Job Resource Limits & Prioritization
Resources Limits
Time Limits
Set a realistic time limit for your job. This time limit should be a little longer than you expect each slurm job step to run. After the time limit specified has been reached, the job step will be killed.
If you set a very long time limit, then your job may be stuck in the queue longer than necessary. By setting shorter time limits (in the range of 10 minutes to 2 hours), your jobs will be backfilled into the queue as resources become available, and will run sooner.

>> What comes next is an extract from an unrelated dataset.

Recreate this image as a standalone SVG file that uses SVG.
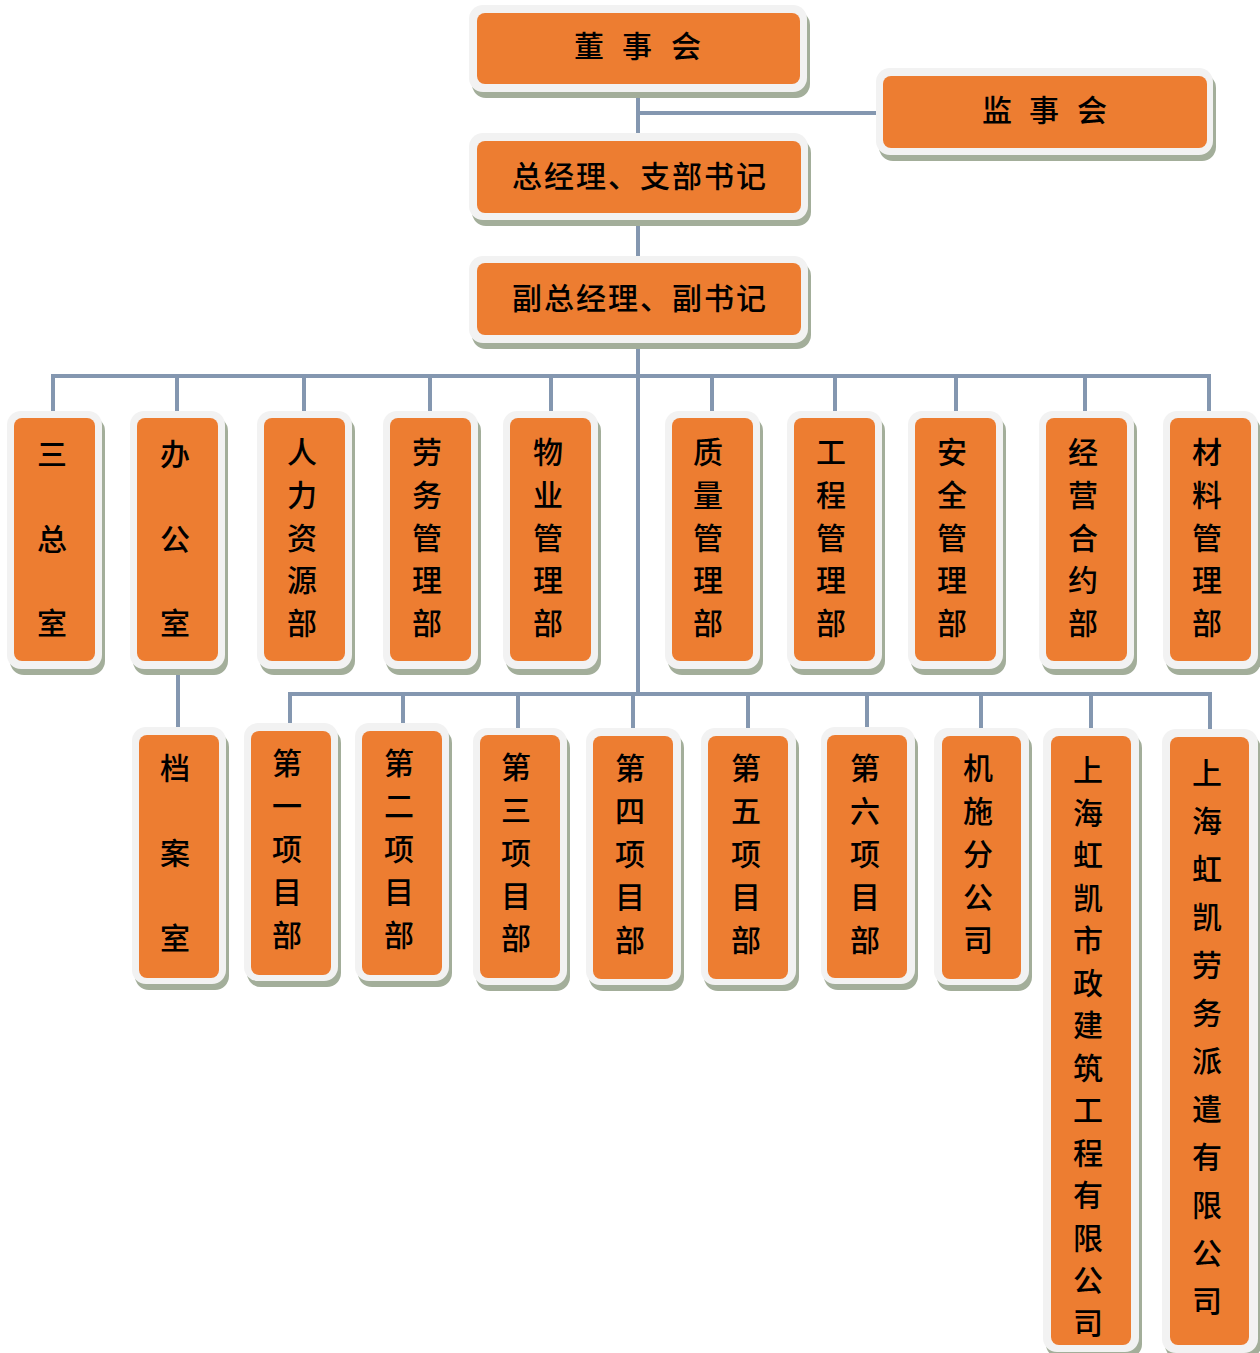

If your job steps take a long time to run, consider refactoring your code to break your work load in to smaller job steps. For example, split a "for" loop into individual job steps, or use the slurm dependency flag for long serial jobs. Conversely, if your job steps are under 10 minutes, your job could take longer to run due to the overhead work of the scheduler starting each step. In this case, consider adding a for loop to run multiple iterations serially within a job step.
Memory Allocations
Set realistic memory allocations. If a job step exceeds your memory allocation, it will be automatically killed, so be sure to allow some overhead. If an unnecessarily large allocation is set, then the job may be stuck in the queue longer than necessary, and it will unecessarily allocate resources that are not actually used by the job.
Unfortunately, there is no good way to determine ahead of time how much memory your job will consume, so some trial and error is necessary. Try running a single iteration of your job, then use sacct-detail to see how much memory was used.
Job Prioritization
The cluster queue is designed with two goals:
- Ensure that everyone has equal access to resources
- Minimize idle resources
These goals are inherently in conflict. Consider these scenarios:
- To ensure equal access, we could impose limits on the resources allocated to each user, for example limiting each job to a fixed percentage of the cluster's CPU cores. However, this method would result in idle resources when the cluster is underutilized, unnecessarily prolonging job runtimes.

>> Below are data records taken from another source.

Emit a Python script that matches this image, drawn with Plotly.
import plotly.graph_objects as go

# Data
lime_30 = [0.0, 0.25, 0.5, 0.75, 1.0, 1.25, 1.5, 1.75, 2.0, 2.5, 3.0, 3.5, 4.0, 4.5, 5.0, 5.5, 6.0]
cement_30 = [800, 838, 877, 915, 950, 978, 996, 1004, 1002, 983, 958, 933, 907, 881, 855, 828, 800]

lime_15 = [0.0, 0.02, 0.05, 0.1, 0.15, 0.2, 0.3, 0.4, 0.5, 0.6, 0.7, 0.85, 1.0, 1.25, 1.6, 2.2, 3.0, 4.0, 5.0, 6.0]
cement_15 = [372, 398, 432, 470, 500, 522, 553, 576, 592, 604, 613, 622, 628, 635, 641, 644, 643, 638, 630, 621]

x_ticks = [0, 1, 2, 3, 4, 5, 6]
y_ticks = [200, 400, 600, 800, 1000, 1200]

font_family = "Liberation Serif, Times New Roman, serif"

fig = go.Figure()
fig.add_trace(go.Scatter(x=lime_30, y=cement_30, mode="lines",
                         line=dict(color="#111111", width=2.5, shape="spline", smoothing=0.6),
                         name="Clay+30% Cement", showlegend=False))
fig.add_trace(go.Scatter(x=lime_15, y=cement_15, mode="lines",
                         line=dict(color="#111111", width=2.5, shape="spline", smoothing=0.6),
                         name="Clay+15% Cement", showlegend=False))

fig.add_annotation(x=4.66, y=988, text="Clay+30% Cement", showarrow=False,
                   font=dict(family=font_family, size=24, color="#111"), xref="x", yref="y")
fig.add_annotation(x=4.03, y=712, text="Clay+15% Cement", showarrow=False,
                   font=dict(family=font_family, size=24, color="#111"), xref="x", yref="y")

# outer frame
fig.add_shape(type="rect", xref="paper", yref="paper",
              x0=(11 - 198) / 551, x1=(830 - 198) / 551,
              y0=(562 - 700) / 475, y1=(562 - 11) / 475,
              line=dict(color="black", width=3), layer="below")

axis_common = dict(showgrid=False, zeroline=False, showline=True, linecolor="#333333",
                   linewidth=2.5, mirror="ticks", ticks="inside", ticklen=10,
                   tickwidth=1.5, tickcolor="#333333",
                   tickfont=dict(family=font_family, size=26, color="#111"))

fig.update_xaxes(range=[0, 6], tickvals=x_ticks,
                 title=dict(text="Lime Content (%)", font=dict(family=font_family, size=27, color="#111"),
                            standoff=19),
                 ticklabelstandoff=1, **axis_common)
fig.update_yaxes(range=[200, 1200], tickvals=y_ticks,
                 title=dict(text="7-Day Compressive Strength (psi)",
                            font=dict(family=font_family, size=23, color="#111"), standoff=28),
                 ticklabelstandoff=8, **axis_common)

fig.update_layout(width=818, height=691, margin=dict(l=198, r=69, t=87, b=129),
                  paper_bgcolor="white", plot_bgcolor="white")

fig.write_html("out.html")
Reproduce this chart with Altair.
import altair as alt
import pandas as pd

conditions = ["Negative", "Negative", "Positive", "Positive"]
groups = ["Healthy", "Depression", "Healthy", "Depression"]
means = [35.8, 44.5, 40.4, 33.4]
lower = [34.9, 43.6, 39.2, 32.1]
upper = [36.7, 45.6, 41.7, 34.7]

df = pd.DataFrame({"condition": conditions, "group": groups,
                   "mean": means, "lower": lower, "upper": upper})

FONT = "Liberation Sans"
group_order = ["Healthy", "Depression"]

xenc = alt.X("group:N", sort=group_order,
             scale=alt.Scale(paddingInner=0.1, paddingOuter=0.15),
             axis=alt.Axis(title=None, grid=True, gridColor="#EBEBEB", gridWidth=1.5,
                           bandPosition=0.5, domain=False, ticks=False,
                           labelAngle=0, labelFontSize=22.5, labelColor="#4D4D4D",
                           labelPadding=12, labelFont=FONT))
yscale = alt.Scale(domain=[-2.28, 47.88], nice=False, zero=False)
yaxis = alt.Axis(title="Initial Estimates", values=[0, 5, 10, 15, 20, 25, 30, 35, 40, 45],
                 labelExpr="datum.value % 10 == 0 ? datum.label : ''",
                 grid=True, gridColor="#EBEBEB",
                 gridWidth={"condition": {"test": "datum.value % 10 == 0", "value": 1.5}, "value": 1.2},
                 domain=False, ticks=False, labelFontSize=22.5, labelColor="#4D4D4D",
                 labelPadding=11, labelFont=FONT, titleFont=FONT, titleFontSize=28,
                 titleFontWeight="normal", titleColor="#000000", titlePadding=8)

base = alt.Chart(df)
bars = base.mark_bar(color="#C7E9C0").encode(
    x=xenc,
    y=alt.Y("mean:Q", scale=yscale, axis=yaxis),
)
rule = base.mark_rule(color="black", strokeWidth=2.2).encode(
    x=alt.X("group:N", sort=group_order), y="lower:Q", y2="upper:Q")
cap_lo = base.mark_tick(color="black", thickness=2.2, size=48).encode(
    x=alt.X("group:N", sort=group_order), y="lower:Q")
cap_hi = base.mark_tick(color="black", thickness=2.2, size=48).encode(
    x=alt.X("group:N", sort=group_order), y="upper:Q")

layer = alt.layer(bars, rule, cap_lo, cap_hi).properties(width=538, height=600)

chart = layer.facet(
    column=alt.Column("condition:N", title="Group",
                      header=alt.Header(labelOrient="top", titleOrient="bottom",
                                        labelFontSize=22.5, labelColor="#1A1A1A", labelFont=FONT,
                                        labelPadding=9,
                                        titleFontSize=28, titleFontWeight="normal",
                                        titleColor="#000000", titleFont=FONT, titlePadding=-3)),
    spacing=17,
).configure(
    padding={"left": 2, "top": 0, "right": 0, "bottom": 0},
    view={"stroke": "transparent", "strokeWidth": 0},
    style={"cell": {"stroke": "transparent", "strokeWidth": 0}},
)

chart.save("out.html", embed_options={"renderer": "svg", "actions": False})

- On the other hand, if no limits are imposed on resource allocation, then the first person to run a job when the cluster is idle could monopolize cluster usage for an extended period.
To balance these competing objectives, we try to ensure equal access to cluster resources over a long period of time (i.e. weeks, rather than hours or days). This is acheived by using several factors to determine job priority:
- Queue Wait Time: Jobs that have been stuck in the queue longer have higher priority
- Job Size: Smaller jobs have slightly higher priority.
- Recent Cluster Usage: Resource consumption is tracked over time for each user. As a user consumes more resources, their job priority decreases. Conversely, When a user's account is idle, their priority gradually increases.
In addition, our Partitions are designed to reserve some capacity for jobs that consume less 30GB of memory, or run for less than 12 hours in the short partition.